A piano in accommodation is likely to be set up to entertain the guests, and practicing may annoy the other guests. It also might not be very well tuned. So you might prefer to look for accommodation in a city and rent a music studio by the hour.
Unfortunately I can't offer a simple way to find one. (But it's not a field I know anything about, maybe a French musician would know more.) On the web, I can find some sites that list music studios but they don't list many of them, they look like they might be out of date, and they often don't have much information other than contact details. Some sites have an English interface but beware that it may list less information than in French. So Google is probably your best bet.

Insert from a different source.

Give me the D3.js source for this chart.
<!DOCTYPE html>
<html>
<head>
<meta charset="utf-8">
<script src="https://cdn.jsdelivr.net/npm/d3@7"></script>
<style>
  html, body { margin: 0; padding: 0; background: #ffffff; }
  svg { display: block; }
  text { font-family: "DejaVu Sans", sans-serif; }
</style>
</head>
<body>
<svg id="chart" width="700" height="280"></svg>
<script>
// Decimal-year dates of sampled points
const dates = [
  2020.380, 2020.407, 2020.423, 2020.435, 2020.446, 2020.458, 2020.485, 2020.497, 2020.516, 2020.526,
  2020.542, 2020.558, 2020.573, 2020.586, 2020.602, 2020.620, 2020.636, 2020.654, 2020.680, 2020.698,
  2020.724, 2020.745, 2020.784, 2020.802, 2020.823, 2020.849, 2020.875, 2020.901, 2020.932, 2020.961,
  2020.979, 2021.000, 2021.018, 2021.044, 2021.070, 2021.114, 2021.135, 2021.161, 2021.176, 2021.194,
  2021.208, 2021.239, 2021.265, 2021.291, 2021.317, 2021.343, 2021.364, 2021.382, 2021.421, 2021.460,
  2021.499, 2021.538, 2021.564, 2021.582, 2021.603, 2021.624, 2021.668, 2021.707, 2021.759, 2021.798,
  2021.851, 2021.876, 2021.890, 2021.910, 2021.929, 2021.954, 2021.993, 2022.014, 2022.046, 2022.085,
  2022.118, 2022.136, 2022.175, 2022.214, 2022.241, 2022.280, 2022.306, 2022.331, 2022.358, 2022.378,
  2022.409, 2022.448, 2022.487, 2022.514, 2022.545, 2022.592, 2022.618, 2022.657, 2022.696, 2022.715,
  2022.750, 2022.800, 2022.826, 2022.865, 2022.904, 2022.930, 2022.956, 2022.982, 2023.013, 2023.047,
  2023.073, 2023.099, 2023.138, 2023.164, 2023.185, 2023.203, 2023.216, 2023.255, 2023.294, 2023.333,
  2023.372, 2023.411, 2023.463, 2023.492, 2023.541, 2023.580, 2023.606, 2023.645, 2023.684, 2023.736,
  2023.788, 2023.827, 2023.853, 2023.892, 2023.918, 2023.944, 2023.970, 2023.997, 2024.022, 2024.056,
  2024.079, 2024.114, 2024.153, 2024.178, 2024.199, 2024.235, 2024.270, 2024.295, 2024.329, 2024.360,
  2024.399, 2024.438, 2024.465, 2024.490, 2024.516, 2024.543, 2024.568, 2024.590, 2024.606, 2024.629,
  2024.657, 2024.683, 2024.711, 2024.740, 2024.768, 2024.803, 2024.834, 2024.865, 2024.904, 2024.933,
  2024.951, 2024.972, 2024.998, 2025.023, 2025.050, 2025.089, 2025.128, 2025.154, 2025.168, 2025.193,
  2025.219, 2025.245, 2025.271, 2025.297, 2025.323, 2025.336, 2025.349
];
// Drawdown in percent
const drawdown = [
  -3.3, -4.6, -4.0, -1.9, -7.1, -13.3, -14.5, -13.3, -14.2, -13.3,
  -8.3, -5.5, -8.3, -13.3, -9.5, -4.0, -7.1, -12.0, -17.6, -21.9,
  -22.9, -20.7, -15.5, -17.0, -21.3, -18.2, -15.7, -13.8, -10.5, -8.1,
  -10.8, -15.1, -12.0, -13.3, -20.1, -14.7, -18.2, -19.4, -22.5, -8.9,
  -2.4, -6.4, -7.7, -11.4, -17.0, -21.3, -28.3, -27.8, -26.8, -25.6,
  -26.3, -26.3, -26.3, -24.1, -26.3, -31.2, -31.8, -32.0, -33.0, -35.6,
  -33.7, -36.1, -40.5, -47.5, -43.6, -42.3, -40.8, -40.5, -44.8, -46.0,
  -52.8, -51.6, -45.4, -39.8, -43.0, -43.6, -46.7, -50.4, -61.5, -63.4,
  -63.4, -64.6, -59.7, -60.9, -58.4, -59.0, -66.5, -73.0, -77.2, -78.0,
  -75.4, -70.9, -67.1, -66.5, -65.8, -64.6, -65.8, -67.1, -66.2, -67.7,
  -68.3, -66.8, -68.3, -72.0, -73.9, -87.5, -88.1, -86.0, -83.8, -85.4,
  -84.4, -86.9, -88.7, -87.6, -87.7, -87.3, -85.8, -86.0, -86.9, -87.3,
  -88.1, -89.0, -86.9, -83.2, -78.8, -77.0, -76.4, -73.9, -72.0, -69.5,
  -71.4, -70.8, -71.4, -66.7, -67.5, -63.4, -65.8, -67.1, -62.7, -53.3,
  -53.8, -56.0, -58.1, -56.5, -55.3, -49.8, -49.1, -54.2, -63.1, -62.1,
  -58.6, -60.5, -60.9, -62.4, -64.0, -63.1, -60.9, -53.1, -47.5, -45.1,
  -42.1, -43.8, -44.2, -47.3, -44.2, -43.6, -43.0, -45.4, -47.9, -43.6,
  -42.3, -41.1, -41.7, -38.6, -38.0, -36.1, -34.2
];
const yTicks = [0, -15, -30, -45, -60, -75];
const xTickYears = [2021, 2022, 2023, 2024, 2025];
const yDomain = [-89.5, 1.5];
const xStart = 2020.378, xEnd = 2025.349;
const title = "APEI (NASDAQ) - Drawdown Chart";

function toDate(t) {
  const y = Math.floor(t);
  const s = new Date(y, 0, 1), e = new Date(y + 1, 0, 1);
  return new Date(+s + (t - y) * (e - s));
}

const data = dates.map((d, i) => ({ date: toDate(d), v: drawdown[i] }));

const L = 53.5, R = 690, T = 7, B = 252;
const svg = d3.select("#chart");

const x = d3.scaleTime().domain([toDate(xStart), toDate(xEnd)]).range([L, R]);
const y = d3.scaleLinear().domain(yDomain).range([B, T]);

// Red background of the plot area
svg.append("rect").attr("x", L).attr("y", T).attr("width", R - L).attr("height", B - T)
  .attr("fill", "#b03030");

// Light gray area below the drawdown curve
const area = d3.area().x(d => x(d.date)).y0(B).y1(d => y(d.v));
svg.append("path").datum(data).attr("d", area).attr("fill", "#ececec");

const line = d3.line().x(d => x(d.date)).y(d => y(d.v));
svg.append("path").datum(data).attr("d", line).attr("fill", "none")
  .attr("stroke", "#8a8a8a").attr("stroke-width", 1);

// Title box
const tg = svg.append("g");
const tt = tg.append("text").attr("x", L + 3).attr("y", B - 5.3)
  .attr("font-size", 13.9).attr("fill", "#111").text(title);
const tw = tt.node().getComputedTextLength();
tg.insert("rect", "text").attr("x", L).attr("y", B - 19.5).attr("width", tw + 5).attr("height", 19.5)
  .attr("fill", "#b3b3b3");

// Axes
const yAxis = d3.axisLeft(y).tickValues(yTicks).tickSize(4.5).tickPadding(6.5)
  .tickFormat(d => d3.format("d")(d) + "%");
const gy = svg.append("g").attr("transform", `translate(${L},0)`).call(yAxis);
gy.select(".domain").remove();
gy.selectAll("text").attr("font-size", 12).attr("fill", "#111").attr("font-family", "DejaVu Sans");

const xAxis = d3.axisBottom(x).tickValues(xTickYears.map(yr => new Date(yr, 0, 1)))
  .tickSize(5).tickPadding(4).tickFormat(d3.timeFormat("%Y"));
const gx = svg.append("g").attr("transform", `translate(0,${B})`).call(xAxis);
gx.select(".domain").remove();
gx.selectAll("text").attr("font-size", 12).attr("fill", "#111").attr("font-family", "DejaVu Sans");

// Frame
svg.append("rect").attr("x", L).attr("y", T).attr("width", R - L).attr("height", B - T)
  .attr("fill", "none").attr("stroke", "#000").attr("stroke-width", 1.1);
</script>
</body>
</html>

A piano in French is “piano” (“piano à queue” for a grand piano, “piano droit” for an upright piano). A place where you can play and record music is a “studio de musique” or “studio” for short (but note that “studio” also means a small apartment!). A more precise name would be “studio de répétition” or “salle de répétition” (a room for musical practice, as opposed to “studio d'enregistrement” which has recording equipment and is presumably a lot more expensive), but this term isn't used everywhere. You want one “avec piano” or “avec un piano” (with [a] piano) or any other term that indicates that there is a piano. You rent by the hour (“à l'heure” or “par heure”).
Another word to look for is “médiathèque” (public media library). Some have a piano room that you can rent. Here again, I'm not aware of any site that indexes them, and conditions are often “call or email us”.
If you're truly desperate, many of the largest train stations have a piano. I'm not sure this list is up-to-date; you can look up the amenities of individual stations (it's somewhat buried under “Services & Commerces” then “Divertissement et travail”). Some shopping centres also have a piano. Free, audience included, availability not guaranteeed.